AirportHaber Genel Yayın Koordinatörü Ali Kıdık, Türk Hava Yolları ile Pratt & Whitney’in yüzde 50 ortaklığında kurulan Turkish Engine Center'da (TEC) alınan grev kararı sonrasında köşesinde değerlendirmede bulundu.
Peki, Kıdık neler dedi?
İşte o yazı:
Havacılıkta Emeğin Grevi
Binali Yıldırım dönemi ne güzeldi. Havacılıktan anlamasa bile, bir bilene soruyordu. İşte o zamanlar gökyüzü gururumuzdu, şimdi uyarı ışıkları yanıyor.
Emeğin hakkı yerde, adalet irtifa kaybediyor. TEC’teki grev, sessizliğe karşı yükselen son ses olabilir.
Bazı motor sesleri kulağa güç verir. Ama bazen bir sessizlik, bir motor gürültüsünden çok daha gürültülüdür. Şu anda Turkish Engine Center’ın hangarlarında yankılanan da işte o sessizlik. Bu sessizlik bir arızanın değil, bir sabrın tükendiğinin sesi. Türk Hava Yolları ile Pratt & Whitney’in yüzde 50 ortaklığında kurulan Turkish Engine Center’da dört aydır süren toplu iş sözleşmesi görüşmeleri çıkmaza girdi. İşçiler artık masada değil, vicdanlarında karar verdi: Ve sonuç Grev.

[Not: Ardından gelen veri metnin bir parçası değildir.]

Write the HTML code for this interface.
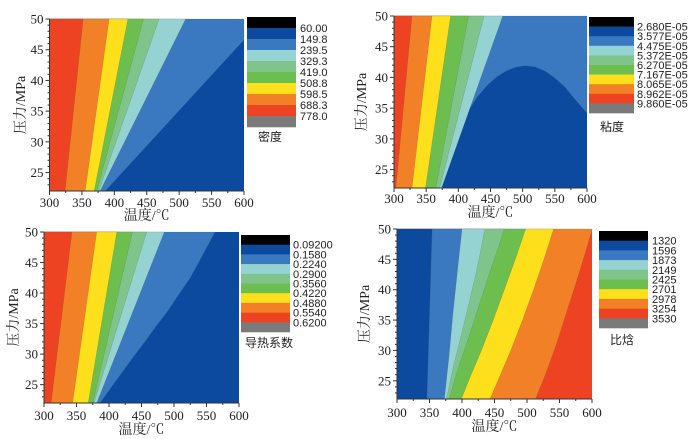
<!DOCTYPE html>
<html><head><meta charset="utf-8"><style>
body{margin:0;background:#fff;}
svg{display:block;}
text{font-family:"Liberation Serif","Noto Serif CJK SC",serif;}
.lg{font-family:"Liberation Sans","Noto Sans CJK SC",sans-serif;font-size:11px;fill:#222;}
</style></head><body>
<svg id="c" width="690" height="439" viewBox="0 0 690 439" xmlns="http://www.w3.org/2000/svg"></svg>
<script>
// ---- data ----
const xTicks = [300,350,400,450,500,550,600];
const yTicks = [25,30,35,40,45];
const colorsDensity = ['#000000','#0b4a9e','#3a78bf','#95d3d3','#7fc48a','#6cbf4f','#fddf1c','#f28026','#ee4323','#7a7a7a'];
const densityLabels = ['60.00','149.8','239.5','329.3','419.0','508.8','598.5','688.3','778.0'];
const viscosityLabels = ['2.680E-05','3.577E-05','4.475E-05','5.372E-05','6.270E-05','7.167E-05','8.065E-05','8.962E-05','9.860E-05'];
const conductivityLabels = ['0.09200','0.1580','0.2240','0.2900','0.3560','0.4220','0.4880','0.5540','0.6200'];
const enthalpyLabels = ['1320','1596','1873','2149','2425','2701','2978','3254','3530'];
// boundaries: [temperature, pressure] points, from P=22 up to P=50; left region colour listed
const densityBoundaries = [
  [[386,22],[600,46.6],[600,50]],
  [[378,22],[510,50]],
  [[376,22],[469,50]],
  [[373,22],[445,50]],
  [[369,22],[421,50]],
  [[355,22],[392,50]],
  [[324,22],[352,50]]
];
const densityFills = ['#0b4a9e','#3a78bf','#95d3d3','#7fc48a','#6cbf4f','#fddf1c','#f28026','#ee4323'];
const viscosityBoundaries = [
  [[374,22],[380,25],[390,28.5],[400,31.3],[415,34.5],[430,36.9],[445,38.7],[460,40.1],[475,41.1],[490,41.7],[505,41.9],[520,41.7],[535,41],[550,39.9],[565,38.5],[580,36.6],[600,34.2],[600,50]],
  [[374,22],[469,50]],
  [[371,22],[440,50]],
  [[365,22],[416,50]],
  [[349,22],[388,50]],
  [[328,22],[359,50]],
  [[303,22],[328,50]]
];
const viscosityFills = ['#0b4a9e','#3a78bf','#95d3d3','#7fc48a','#6cbf4f','#fddf1c','#f28026','#ee4323'];
const conductivityBoundaries = [
  [[386,22],[403,24.5],[420,27],[437,29.5],[455,32],[472,34.5],[490,37],[507,39.7],[525,42.5],[544,46.2],[563,50]],
  [[381,22],[485,50]],
  [[377,22],[458,50]],
  [[375,22],[436,50]],
  [[368,22],[412,50]],
  [[344,22],[381,50]],
  [[311,22],[343,50]]
];
const conductivityFills = ['#0b4a9e','#3a78bf','#95d3d3','#7fc48a','#6cbf4f','#fddf1c','#f28026','#ee4323'];
const enthalpyBoundaries = [
  [[513,22],[530,26.5],[545,31],[560,36],[575,41],[588,45.5],[600,49.8],[600,50]],
  [[443,22],[459,26],[475,30],[493,35],[510,40],[526,45],[541,50]],
  [[399,22],[414,26],[430,30],[448,35],[465,40],[482,45],[498,50]],
  [[380,22],[394,27],[410,32],[425,37],[440,42],[453,46],[465,50]],
  [[376,22],[387,27.5],[400,33],[410,37.5],[420,42],[428,46],[435,50]],
  [[373,22],[380,29],[386,36],[393,43],[400,50]],
  [[346,22],[350,36],[354,50]]
];
const enthalpyFills = ['#ee4323','#f28026','#fddf1c','#6cbf4f','#7fc48a','#95d3d3','#3a78bf','#0b4a9e'];

const panels = [
  {id:'density',x0:49.5,x1:244,yT:19,yB:191,b:densityBoundaries,f:densityFills,labels:densityLabels,
   lx:247,lw:49,ly:17,bh:11,tx:300,title:'密度',ttx:258,tty:141,ylx:22,xtY:207,xlY:220},
  {id:'viscosity',x0:394,x1:587,yT:16,yB:188,b:viscosityBoundaries,f:viscosityFills,labels:viscosityLabels,
   lx:589,lw:45,ly:17,bh:9.6,tx:637,title:'粘度',ttx:600,tty:131,ylx:363,xtY:203,xlY:217},
  {id:'conductivity',x0:44,x1:239,yT:232,yB:403,b:conductivityBoundaries,f:conductivityFills,labels:conductivityLabels,
   lx:241,lw:49,ly:235,bh:9.7,tx:293,title:'导热系数',ttx:245,tty:347,ylx:15,xtY:420,xlY:434},
  {id:'enthalpy',x0:397,x1:592,yT:229,yB:399,b:enthalpyBoundaries,f:enthalpyFills,labels:enthalpyLabels,
   lx:599,lw:49,ly:231,bh:9.7,tx:652,title:'比焓',ttx:610,tty:344,ylx:366,xtY:417,xlY:431}
];

const NS='http://www.w3.org/2000/svg';
const svg=document.getElementById('c');
function mk(tag,attrs,parent){const e=document.createElementNS(NS,tag);for(const k in attrs)e.setAttribute(k,attrs[k]);(parent||svg).appendChild(e);return e;}

panels.forEach(p=>{
  const g=mk('g',{});
  
  
  const xs=T=>p.x0+(T-300)/300*(p.x1-p.x0);
  const ys=P=>p.yB-(P-22)/28*(p.yB-p.yT);
  const bg=mk('rect',{x:p.x0,y:p.yT,width:p.x1-p.x0,height:p.yB-p.yT,fill:p.f[0]},g);
  
  
  p.b.forEach((pts,i)=>{
    const all=pts.concat([[300,50],[300,22]]);
    const d=all.map(q=>xs(q[0]).toFixed(1)+','+ys(q[1]).toFixed(1)).join(' ');
    const poly=mk('polygon',{points:d,fill:p.f[i+1],stroke:'#555','stroke-width':0.3,'stroke-opacity':0.5},g);
    
    
  });
  mk('line',{x1:p.x0,y1:p.yT,x2:p.x0,y2:p.yB,stroke:'#333','stroke-width':1},g);
  mk('line',{x1:p.x0,y1:p.yB,x2:p.x1,y2:p.yB,stroke:'#333','stroke-width':1},g);
  xTicks.forEach((t,i)=>{
    const x=xs(t);
    mk('line',{x1:x,y1:p.yB,x2:x,y2:p.yB+4,stroke:'#333'},g);
    if(i<xTicks.length-1){const xm=xs(t+25);mk('line',{x1:xm,y1:p.yB,x2:xm,y2:p.yB+2,stroke:'#333'},g);}
    const tx=mk('text',{x:x,y:p.xtY,'font-size':13,'text-anchor':'middle',fill:'#222'},g);
    tx.textContent=t;
    
    
  });
  for(let P=23;P<=50;P++){
    const y=ys(P);const major=(P%5===0);
    mk('line',{x1:p.x0,y1:y,x2:p.x0-(major?4:2),y2:y,stroke:'#333'},g);
  }
  yTicks.concat([50]).forEach(t=>{
    const tx=mk('text',{x:p.x0-6,y:ys(t)+4.5,'font-size':13,'text-anchor':'end',fill:'#222'},g);
    tx.textContent=t;
    
    
  });
  const xl=mk('text',{x:(p.x0+p.x1)/2,y:p.xlY,'font-size':14,'text-anchor':'middle',fill:'#222'},g);
  xl.textContent='温度/℃';
  
  
  const ymid=(p.yT+p.yB)/2;
  const yl=mk('text',{x:p.ylx,y:ymid,'font-size':14,'text-anchor':'middle',fill:'#222',transform:'rotate(-90 '+p.ylx+' '+ymid+')','dominant-baseline':'middle'},g);
  yl.textContent='压力/MPa';
  
  
  colorsDensity.forEach((c,i)=>{
    const r=mk('rect',{x:p.lx,y:p.ly+i*p.bh,width:p.lw,height:p.bh+0.3,fill:c},g);
    
    
  });
  p.labels.forEach((l,i)=>{
    const t=mk('text',{x:p.tx,y:p.ly+(i+1)*p.bh+4,class:'lg'},g);
    t.textContent=l;
    
    
  });
  const tt=mk('text',{x:p.ttx,y:p.tty,class:'lg',style:'font-size:12px'},g);
  tt.textContent=p.title;
  
  
});
</script>
</body></html>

Yasal süreç tamamlandığında Türkiye havacılık tarihinde uzun yıllar sonra ilk kez bir bakım merkezinde grev uygulanacak. Bu, sadece bir ücret pazarlığı değil; emeğin onur mücadelesi, nasırlı ellerin masaya vuruş sesi.
2012 yılında çıkarılan 6321 sayılı kanunla 2822 sayılı Toplu İş Sözleşmesi, Grev ve Lokavt Kanunu’na bir cümle eklendi: “6. Havacılık hizmetlerinde.” Yani grev yapılamaz.
Ne Türk-İş ne Hak-İş ne de DİSK buna ses çıkarmadı, eylemler de yapmadı. Velhasıl “Havacılık hizmetlerinde” gibi ucu bucağı sınır tanımaz iki kelimelik kısıtlayıcı söz ile yasaklandı.